§ GIVEN INFORMATION
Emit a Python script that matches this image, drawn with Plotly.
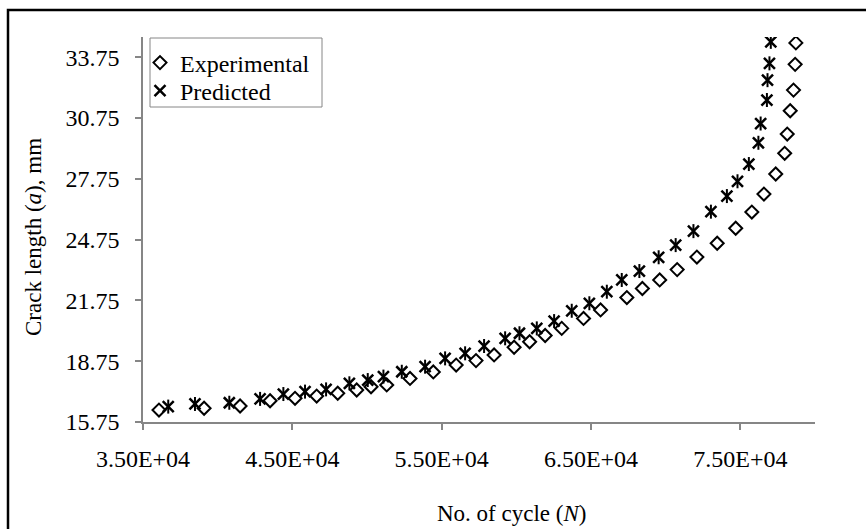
import plotly.graph_objects as go

# ---- data ----
exp_N = [36070, 39090, 41500, 43510, 45180, 46630, 48040, 49310, 50270, 51320,
         52880, 54440, 55970, 57300, 58510, 59850, 60890, 61930, 63040, 64500,
         65640, 67400, 68440, 69600, 70770, 72090, 73450, 74690, 75770, 76580,
         77370, 77970, 78140, 78340, 78560, 78670, 78720]
exp_a = [16.34, 16.43, 16.54, 16.80, 16.92, 17.03, 17.17, 17.33, 17.49, 17.58,
         17.90, 18.22, 18.56, 18.78, 19.06, 19.44, 19.71, 20.02, 20.37, 20.86,
         21.28, 21.89, 22.34, 22.76, 23.27, 23.89, 24.57, 25.31, 26.11, 27.00,
         27.99, 29.01, 29.96, 31.11, 32.13, 33.40, 34.46]

pred_N = [36690, 38480, 40780, 42840, 44400, 45850, 47260, 48820, 50050, 51100,
          52330, 53890, 55230, 56570, 57840, 59250, 60210, 61370, 62530, 63710,
          64890, 66060, 67060, 68240, 69530, 70670, 71860, 73030, 74100, 74810,
          75570, 76210, 76360, 76780, 76820, 76950, 77040]
pred_a = [16.51, 16.64, 16.70, 16.89, 17.13, 17.25, 17.36, 17.66, 17.82, 17.99,
          18.23, 18.48, 18.89, 19.14, 19.50, 19.88, 20.13, 20.37, 20.73, 21.24,
          21.61, 22.18, 22.76, 23.20, 23.88, 24.48, 25.17, 26.13, 26.90, 27.63,
          28.48, 29.53, 30.48, 31.64, 32.62, 33.45, 34.51]

x_tickvals = [35000, 45000, 55000, 65000, 75000]
x_ticktext = ["3.50E+04", "4.50E+04", "5.50E+04", "6.50E+04", "7.50E+04"]
y_tickvals = [15.75, 18.75, 21.75, 24.75, 27.75, 30.75, 33.75]

FONT = "Liberation Serif, Times New Roman, serif"
AXIS_GRAY = "#868686"
TICK_SIZE = 24
TITLE_SIZE = 23
LEGEND_SIZE = 24

fig = go.Figure()
fig.add_trace(go.Scatter(
    x=exp_N, y=exp_a, mode="markers", name="Experimental", legend="legend",
    marker=dict(symbol="diamond-open", size=10, color="black",
                line=dict(color="black", width=2)),
))
fig.add_trace(go.Scatter(
    x=pred_N, y=pred_a, mode="markers", name="Predicted", legend="legend2",
    legendgroup="pred",
    marker=dict(symbol="x-thin-open", size=11, color="black",
                line=dict(color="black", width=2.5)),
))
fig.add_trace(go.Scatter(
    x=pred_N, y=pred_a, mode="markers", name="Predicted", legend="legend2",
    legendgroup="pred", showlegend=False,
    marker=dict(symbol="line-ns-open", size=10, color="black",
                line=dict(color="black", width=2)),
))

W, H = 866, 529
L, R, T, B = 143, 51, 37, 107
pw, ph = W - L - R, H - T - B

def px_x(p):
    return (p - L) / pw

def px_y(p):
    return (H - B - p) / ph

legend_style = dict(
    xanchor="left", yanchor="middle",
    bgcolor="rgba(0,0,0,0)", borderwidth=0,
    font=dict(family=FONT, size=LEGEND_SIZE, color="black"),
    itemwidth=30,
)

fig.update_layout(
    width=W, height=H,
    margin=dict(l=L, r=R, t=T, b=B, pad=0),
    paper_bgcolor="white", plot_bgcolor="white",
    font=dict(family=FONT, size=TICK_SIZE, color="black"),
    showlegend=True,
    legend=dict(x=px_x(140), y=px_y(63), **legend_style),
    legend2=dict(x=px_x(140), y=px_y(91), **legend_style),
    xaxis=dict(
        range=[35000, 80000], tickmode="array",
        tickvals=x_tickvals, ticktext=x_ticktext,
        showgrid=False, zeroline=False, showline=True,
        linecolor=AXIS_GRAY, linewidth=1.5,
        ticks="outside", ticklen=6, tickwidth=1.5, tickcolor=AXIS_GRAY,
        tickfont=dict(family=FONT, size=TICK_SIZE, color="black"),
        ticklabelstandoff=8,
    ),
    yaxis=dict(
        range=[15.75, 34.75], tickmode="array",
        tickvals=y_tickvals, ticktext=[f"{v:.2f}" for v in y_tickvals],
        showgrid=False, zeroline=False, showline=True,
        linecolor=AXIS_GRAY, linewidth=1.5,
        ticks="outside", ticklen=6, tickwidth=1.5, tickcolor=AXIS_GRAY,
        tickfont=dict(family=FONT, size=TICK_SIZE, color="black"),
        ticklabelstandoff=11,
    ),
    annotations=[
        dict(text="No. of cycle (<i>N</i>)", xref="paper", yref="paper",
             x=px_x(511), y=px_y(513), xanchor="center", yanchor="middle",
             showarrow=False, font=dict(family=FONT, size=TITLE_SIZE, color="black")),
        dict(text="Crack length (<i>a</i>), mm", xref="paper", yref="paper",
             x=px_x(34), y=px_y(237), xanchor="center", yanchor="middle",
             textangle=-90, showarrow=False,
             font=dict(family=FONT, size=TITLE_SIZE, color="black")),
    ],
    shapes=[
        # legend box
        dict(type="rect", xref="paper", yref="paper",
             x0=px_x(150), y0=px_y(107), x1=px_x(322), y1=px_y(38),
             line=dict(color=AXIS_GRAY, width=1), fillcolor="white",
             layer="below"),
        # outer chart frame (cropped at right and bottom)
        dict(type="rect", xref="paper", yref="paper",
             x0=px_x(8), y0=px_y(560), x1=px_x(900), y1=px_y(10),
             line=dict(color="black", width=2.5), fillcolor="rgba(0,0,0,0)",
             layer="above"),
    ],
)

fig.write_html("out.html", config={"displayModeBar": False})

# remove default page margin so the figure sits at the window's top-left
with open("out.html", "r", encoding="utf-8") as f:
    html = f.read()
html = html.replace("<head>", "<head><style>html,body{margin:0;padding:0;overflow:hidden;}</style>", 1)
with open("out.html", "w", encoding="utf-8") as f:
    f.write(html)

§ BRIEF
Please extract exactly the lines of the data, from the first through the line containing "28.48, 29.53, 30.48, 31.64, 32.62, 33.45, 34.51]", and add no pictures to the copy.

§ OUTPUT FOR THIS EXERCISE
Emit a Python script that matches this image, drawn with Plotly.
import plotly.graph_objects as go

# ---- data ----
exp_N = [36070, 39090, 41500, 43510, 45180, 46630, 48040, 49310, 50270, 51320,
         52880, 54440, 55970, 57300, 58510, 59850, 60890, 61930, 63040, 64500,
         65640, 67400, 68440, 69600, 70770, 72090, 73450, 74690, 75770, 76580,
         77370, 77970, 78140, 78340, 78560, 78670, 78720]
exp_a = [16.34, 16.43, 16.54, 16.80, 16.92, 17.03, 17.17, 17.33, 17.49, 17.58,
         17.90, 18.22, 18.56, 18.78, 19.06, 19.44, 19.71, 20.02, 20.37, 20.86,
         21.28, 21.89, 22.34, 22.76, 23.27, 23.89, 24.57, 25.31, 26.11, 27.00,
         27.99, 29.01, 29.96, 31.11, 32.13, 33.40, 34.46]

pred_N = [36690, 38480, 40780, 42840, 44400, 45850, 47260, 48820, 50050, 51100,
          52330, 53890, 55230, 56570, 57840, 59250, 60210, 61370, 62530, 63710,
          64890, 66060, 67060, 68240, 69530, 70670, 71860, 73030, 74100, 74810,
          75570, 76210, 76360, 76780, 76820, 76950, 77040]
pred_a = [16.51, 16.64, 16.70, 16.89, 17.13, 17.25, 17.36, 17.66, 17.82, 17.99,
          18.23, 18.48, 18.89, 19.14, 19.50, 19.88, 20.13, 20.37, 20.73, 21.24,
          21.61, 22.18, 22.76, 23.20, 23.88, 24.48, 25.17, 26.13, 26.90, 27.63,
          28.48, 29.53, 30.48, 31.64, 32.62, 33.45, 34.51]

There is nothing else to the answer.